Doughtie continued. “I’m just saying we can’t keep sitting here. I don’t have the answer, but we can’t keep sitting here and, as the city manager says, it’s all going to turn out all right. If this was a business, it would be out of business before too long. I don’t know how as a council we can sit down and end up in a bad situation. It’s difficult to make changes, but if you want to keep the community, you might have to do some of that, or either you might have somebody else down here telling us how to operate.”

Johnson said, “You’ve got to look at any gas pump in the whole city. I went and got gas at lunch today. It’s $4.20 or $4.29. How crazy is that? We have to fuel vehicles, to fuel our leaf trucks, fuel our dump trucks.”

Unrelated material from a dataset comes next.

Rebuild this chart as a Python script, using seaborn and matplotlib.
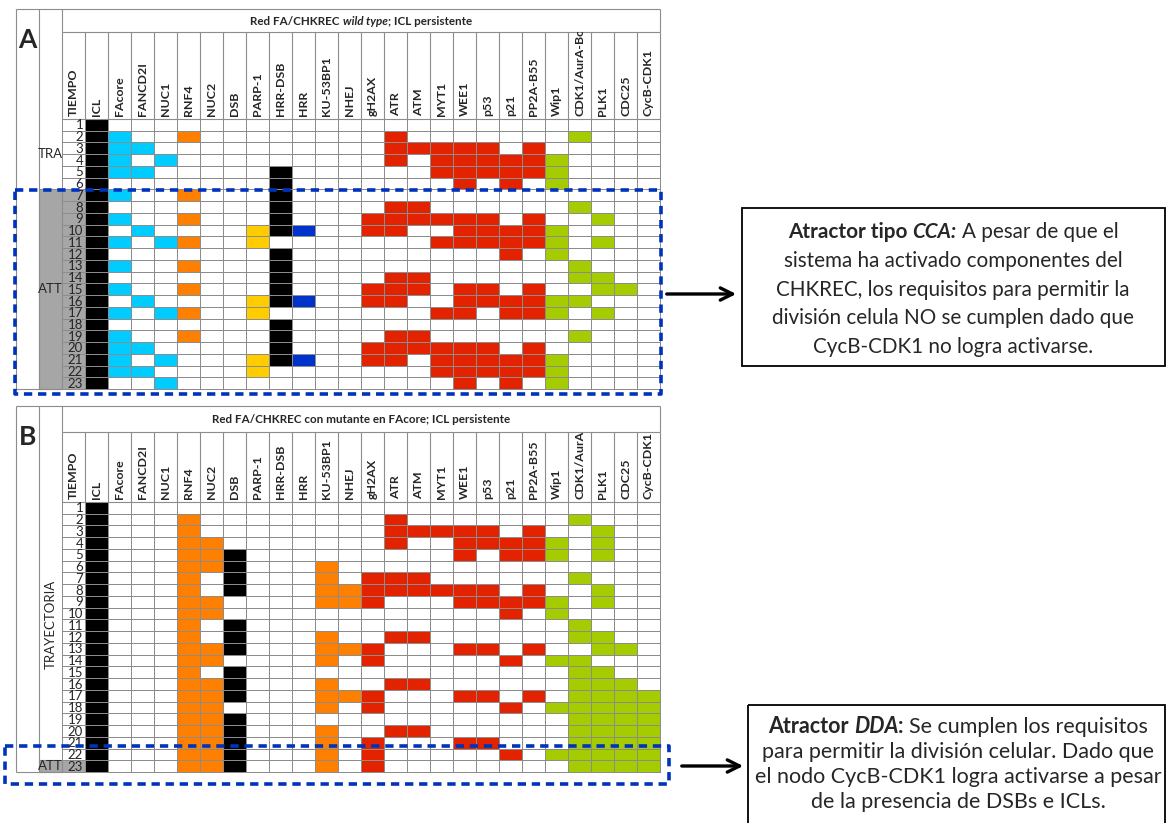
import numpy as np
import matplotlib
matplotlib.use("Agg")
import matplotlib.pyplot as plt
import seaborn as sns
from matplotlib.colors import ListedColormap
from matplotlib.patches import Rectangle

# ---------------- data ----------------
NODES = ["ICL", "FAcore", "FANCD2I", "NUC1", "RNF4", "NUC2", "DSB", "PARP-1", "HRR-DSB", "HRR",
         "KU-53BP1", "NHEJ", "gH2AX", "ATR", "ATM", "MYT1", "WEE1", "p53", "p21", "PP2A-B55",
         "Wip1", "CDK1/AurA-Bora", "PLK1", "CDC25", "CycB-CDK1"]
SHORT = ["ICL", "FAcore", "FANCD2I", "NUC1", "RNF4", "NUC2", "DSB", "PARP", "HRRDSB", "HRR",
         "KU", "NHEJ", "gH2AX", "ATR", "ATM", "MYT1", "WEE1", "p53", "p21", "PP2A",
         "Wip1", "CDK1", "PLK1", "CDC25", "CycB"]
NODE_GROUP = ["black", "cyan", "cyan", "cyan", "orange", "orange", "black", "yellow", "black", "blue",
              "orange", "orange", "red", "red", "red", "red", "red", "red", "red", "red",
              "green", "green", "green", "green", "green"]

TIEMPO = list(range(1, 24))

# Panel A: red FA/CHKREC wild type, persistent ICL (active nodes per time step)
wt_active = [
    "ICL",
    "ICL FAcore RNF4 ATR CDK1",
    "ICL FAcore FANCD2I ATR ATM MYT1 WEE1 p53 PP2A",
    "ICL FAcore NUC1 ATR MYT1 WEE1 p53 p21 PP2A Wip1",
    "ICL FAcore FANCD2I HRRDSB MYT1 WEE1 p53 p21 PP2A Wip1",
    "ICL HRRDSB WEE1 p21 Wip1",
    "ICL FAcore RNF4 HRRDSB",
    "ICL HRRDSB ATR ATM CDK1",
    "ICL FAcore RNF4 HRRDSB gH2AX ATR ATM MYT1 WEE1 p53 PP2A PLK1",
    "ICL FANCD2I PARP HRRDSB HRR gH2AX ATR WEE1 p53 p21 PP2A Wip1",
    "ICL FAcore NUC1 RNF4 PARP MYT1 WEE1 p53 p21 PP2A Wip1 PLK1",
    "ICL HRRDSB p21 Wip1",
    "ICL FAcore RNF4 HRRDSB CDK1",
    "ICL HRRDSB ATR ATM CDK1 PLK1",
    "ICL FAcore RNF4 HRRDSB gH2AX ATR ATM WEE1 p53 PP2A PLK1 CDC25",
    "ICL FANCD2I PARP HRRDSB HRR gH2AX ATR WEE1 p53 p21 PP2A Wip1 CDK1",
    "ICL FAcore NUC1 RNF4 PARP MYT1 WEE1 p21 PP2A Wip1 PLK1",
    "ICL HRRDSB",
    "ICL FAcore RNF4 HRRDSB ATR ATM CDK1",
    "ICL FAcore FANCD2I HRRDSB gH2AX ATR ATM MYT1 WEE1 p53 PP2A",
    "ICL FAcore NUC1 PARP HRRDSB HRR gH2AX ATR MYT1 WEE1 p53 p21 PP2A Wip1",
    "ICL FAcore FANCD2I PARP MYT1 WEE1 p53 p21 PP2A Wip1",
    "ICL NUC1 WEE1 p21 Wip1",
]
wt_phases = [("TRA", 6), ("ATT", 17)]

# Panel B: FAcore mutant, persistent ICL
mut_active = [
    "ICL",
    "ICL RNF4 ATR CDK1",
    "ICL RNF4 ATR ATM MYT1 WEE1 p53 PP2A PLK1",
    "ICL RNF4 NUC2 ATR WEE1 p53 p21 PP2A Wip1 PLK1",
    "ICL RNF4 NUC2 DSB WEE1 p21 PP2A Wip1 PLK1",
    "ICL RNF4 NUC2 DSB KU",
    "ICL RNF4 DSB KU gH2AX ATR ATM CDK1",
    "ICL RNF4 DSB KU NHEJ gH2AX ATR ATM MYT1 WEE1 p53 PP2A PLK1",
    "ICL RNF4 NUC2 KU NHEJ gH2AX WEE1 p53 p21 PP2A Wip1 PLK1",
    "ICL RNF4 NUC2 p21 Wip1",
    "ICL RNF4 DSB CDK1",
    "ICL RNF4 DSB KU ATR ATM CDK1 PLK1",
    "ICL RNF4 NUC2 DSB KU NHEJ gH2AX WEE1 p53 PP2A PLK1 CDC25",
    "ICL RNF4 NUC2 KU gH2AX p21 Wip1 CDK1",
    "ICL RNF4 DSB CDK1 PLK1",
    "ICL RNF4 NUC2 DSB KU ATR ATM CDK1 PLK1 CDC25",
    "ICL RNF4 NUC2 DSB KU NHEJ gH2AX WEE1 p53 PP2A CDK1 PLK1 CDC25 CycB",
    "ICL RNF4 NUC2 KU gH2AX p21 Wip1 CDK1 PLK1 CDC25 CycB",
    "ICL RNF4 NUC2 DSB CDK1 PLK1 CDC25 CycB",
    "ICL RNF4 NUC2 DSB KU ATR ATM CDK1 PLK1 CDC25 CycB",
    "ICL RNF4 NUC2 DSB KU gH2AX WEE1 p53 CDK1 PLK1 CDC25 CycB",
    "ICL RNF4 NUC2 DSB KU gH2AX p21 Wip1 CDK1 PLK1 CDC25 CycB",
    "ICL RNF4 NUC2 DSB KU gH2AX CDK1 PLK1 CDC25 CycB",
]
mut_phases = [("TRAYECTORIA", 22), ("ATT", 1)]

title_A = [("Red FA/CHKREC ", "bold", "normal"), ("wild type", "bold", "italic"),
           ("; ICL persistente", "bold", "normal")]
title_B = [("Red FA/CHKREC con mutante en FAcore; ICL persistente", "bold", "normal")]

note_A = [
    [("Atractor tipo ", "bold", "normal"), ("CCA:", "bold", "italic"), (" A pesar de que el", "normal", "normal")],
    [("sistema ha activado componentes del", "normal", "normal")],
    [("CHKREC, los requisitos para permitir la", "normal", "normal")],
    [("división celula NO se cumplen dado que", "normal", "normal")],
    [("CycB-CDK1 no logra activarse.", "normal", "normal")],
]
note_B = [
    [("Atractor ", "bold", "normal"), ("DDA", "bold", "italic"), (":", "bold", "normal"),
     (" Se cumplen los requisitos", "normal", "normal")],
    [("para permitir la división celular. Dado que", "normal", "normal")],
    [("el nodo CycB-CDK1 logra activarse a pesar", "normal", "normal")],
    [("de la presencia de DSBs e ICLs.", "normal", "normal")],
]

# ---------------- style ----------------
sns.set_style("white")
plt.rcParams["font.family"] = ["Lato", "DejaVu Sans"]

CODES = {"white": 0, "gray": 1, "black": 2, "cyan": 3, "orange": 4, "yellow": 5,
         "blue": 6, "red": 7, "green": 8}
PALETTE = ["#FFFFFF", "#A6A6A6", "#000000", "#00CCFF", "#FF7F00", "#FFCC00",
           "#0033CC", "#E32200", "#A5CC00"]
cmap = ListedColormap(PALETTE)
LINE = "#8C8C8C"
GRAY = "#A6A6A6"

W, H = 1167, 823
fig = plt.figure(figsize=(W / 100, H / 100), dpi=100)
fig.patch.set_facecolor("white")


def build(active, phases):
    M = np.zeros((len(active), 1 + len(NODES)), dtype=int)
    r = 0
    for lab, cnt in phases:
        if lab == "ATT":
            M[r:r + cnt, 0] = CODES["gray"]
        r += cnt
    for i, s in enumerate(active):
        for name in s.split():
            j = SHORT.index(name)
            M[i, j + 1] = CODES[NODE_GROUP[j]]
    return M


def px_axes(l, t, r, b, **kw):
    return fig.add_axes([l / W, 1 - b / H, (r - l) / W, (b - t) / H], **kw)


def panel(grid_px, frame_top_px, title_bot_px, M, phases, letter):
    l, t, r, b = grid_px
    ax = px_axes(l, t, r, b)
    sns.heatmap(M, ax=ax, cmap=cmap, vmin=-0.5, vmax=len(PALETTE) - 0.5, cbar=False,
                linewidths=0.7, linecolor=LINE, xticklabels=False, yticklabels=False)
    ax.collections[0].set_clip_on(False)
    nrow, ncol = M.shape
    rh = (b - t) / nrow
    cw = (r - l) / ncol
    htop = (frame_top_px - t) / rh
    tbot = (title_bot_px - t) / rh
    x0 = -(l - 16) / cw  # frame left
    kw = dict(color=LINE, lw=0.8, clip_on=False)
    # header grid
    ax.vlines(np.arange(ncol + 1), tbot, 0, **kw)
    ax.vlines([0, ncol], htop, tbot, **kw)
    ax.hlines(htop, x0, ncol, **kw)
    ax.hlines(tbot, 0, ncol, **kw)
    ax.hlines(0, 0, ncol, **kw)
    ax.vlines([x0, -1], htop, nrow, **kw)
    ax.hlines(nrow, x0, 0, **kw)
    # phase labels column
    r0 = 0
    for lab, cnt in phases:
        if lab == "ATT":
            ax.add_patch(Rectangle((-1, r0), 1, cnt, facecolor=GRAY, edgecolor=LINE,
                                   lw=0.8, clip_on=False))
        if len(lab) > 4:
            ax.text(-0.5, r0 + cnt / 2 - 0.6, lab, rotation=90, ha="center", va="center",
                    fontsize=9.5, clip_on=False)
        else:
            ax.text(-0.5, r0 + cnt / 2, lab, ha="center", va="center", fontsize=9.5,
                    clip_on=False)
        r0 += cnt
    # time numbers
    for i, tt in enumerate(TIEMPO):
        ax.text(0.92, i + 0.55, str(tt), ha="right", va="center", fontsize=9.5, clip_on=False)
    # header names
    clip = Rectangle((0, tbot), ncol, -tbot, transform=ax.transData)
    for j, name in enumerate(["TIEMPO"] + NODES):
        tx = ax.text(j + 0.5, -0.25, name, rotation=90, ha="center", va="bottom",
                     fontsize=8.9, fontweight="bold", clip_on=True)
        tx.set_clip_path(clip)
    # panel letter
    ax.text((x0 - 1) / 2, htop + 1.55 * (20 / rh), letter, ha="center", va="center",
            fontsize=19, fontweight="bold", clip_on=False)
    return ax


MA = build(wt_active, wt_phases)
MB = build(mut_active, mut_phases)
axA = panel((62, 119, 660, 389), 9, 32, MA, wt_phases, "A")
axB = panel((62, 502, 660, 772), 406, 432, MB, mut_phases, "B")

# ---------------- overlay (pixel coordinates) ----------------
ov = fig.add_axes([0, 0, 1, 1], zorder=10)
ov.set_xlim(0, W)
ov.set_ylim(H, 0)
ov.axis("off")
ov.patch.set_alpha(0)
renderer = fig.canvas.get_renderer()


def text_width(s, size, weight, style):
    t = ov.text(0, 0, s, fontsize=size, fontweight=weight, fontstyle=style)
    w = t.get_window_extent(renderer).width
    t.remove()
    return w


def rich_line(xc, y, segs, size, va="baseline"):
    widths = []
    for s, wgt, sty in segs:
        core = s.strip(" ")
        lead = len(s) - len(s.lstrip(" "))
        trail = len(s) - len(s.rstrip(" "))
        sp = text_width("x x", size, wgt, sty) - text_width("xx", size, wgt, sty)
        widths.append((core, lead * sp, text_width(core, size, wgt, sty), trail * sp, wgt, sty))
    total = sum(a + b + c for _, a, b, c, _, _ in widths)
    x = xc - total / 2
    for core, lw_, cw_, tw_, wgt, sty in widths:
        x += lw_
        ov.text(x, y, core, fontsize=size, fontweight=wgt, fontstyle=sty, ha="left", va=va)
        x += cw_ + tw_


rich_line(361, 21, title_A, 8.4, va="center")
rich_line(361, 419.5, title_B, 8.4, va="center")

# dashed attractor frames
BLUE = "#0033BB"
ov.add_patch(Rectangle((15, 190), 646, 204, fill=False, edgecolor=BLUE, lw=2.6,
                       linestyle=(0, (2.3, 1.6)), joinstyle="round"))
ov.add_patch(Rectangle((5, 746), 664, 38, fill=False, edgecolor=BLUE, lw=2.6,
                       linestyle=(0, (2.3, 1.6)), joinstyle="round"))

# annotation boxes
ov.add_patch(Rectangle((742, 208), 423, 158, fill=False, edgecolor="black", lw=1.3))
ov.add_patch(Rectangle((748, 705), 417, 140, fill=False, edgecolor="black", lw=1.3,
                       clip_on=False))
for k, segs in enumerate(note_A):
    rich_line(953, 238 + 28.8 * k, segs, 14.9)
for k, segs in enumerate(note_B):
    rich_line(958, 733 + 25 * k, segs, 15.5)

ov.annotate("", xy=(739, 294), xytext=(664, 294),
            arrowprops=dict(arrowstyle="->", lw=2.4, color="black", mutation_scale=22))
ov.annotate("", xy=(746, 766), xytext=(679, 766),
            arrowprops=dict(arrowstyle="->", lw=2.4, color="black", mutation_scale=22))

fig.savefig("out.png", dpi=100, facecolor="white")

“Yeah, but that’s trucks,” Doughtie responded, suggesting perhaps the city could run fewer trucks.

Doing that, Johnson replied, would mean picking up fewer leaves.

“Well,” Doughtie said, “you might have to. You’ve got to do what you’ve got to do.”

Johnson countered, “I want to point out that Roanoke Rapids has the lowest tax rate of any municipality in the general area. When I first came to work here, I was like, ‘Oh, we need to raise taxes.’ With a million-dollar theater debt a year, that’s a lot. And if you’re not raising your taxes and you’re not getting any new revenue, what are you supposed to do?”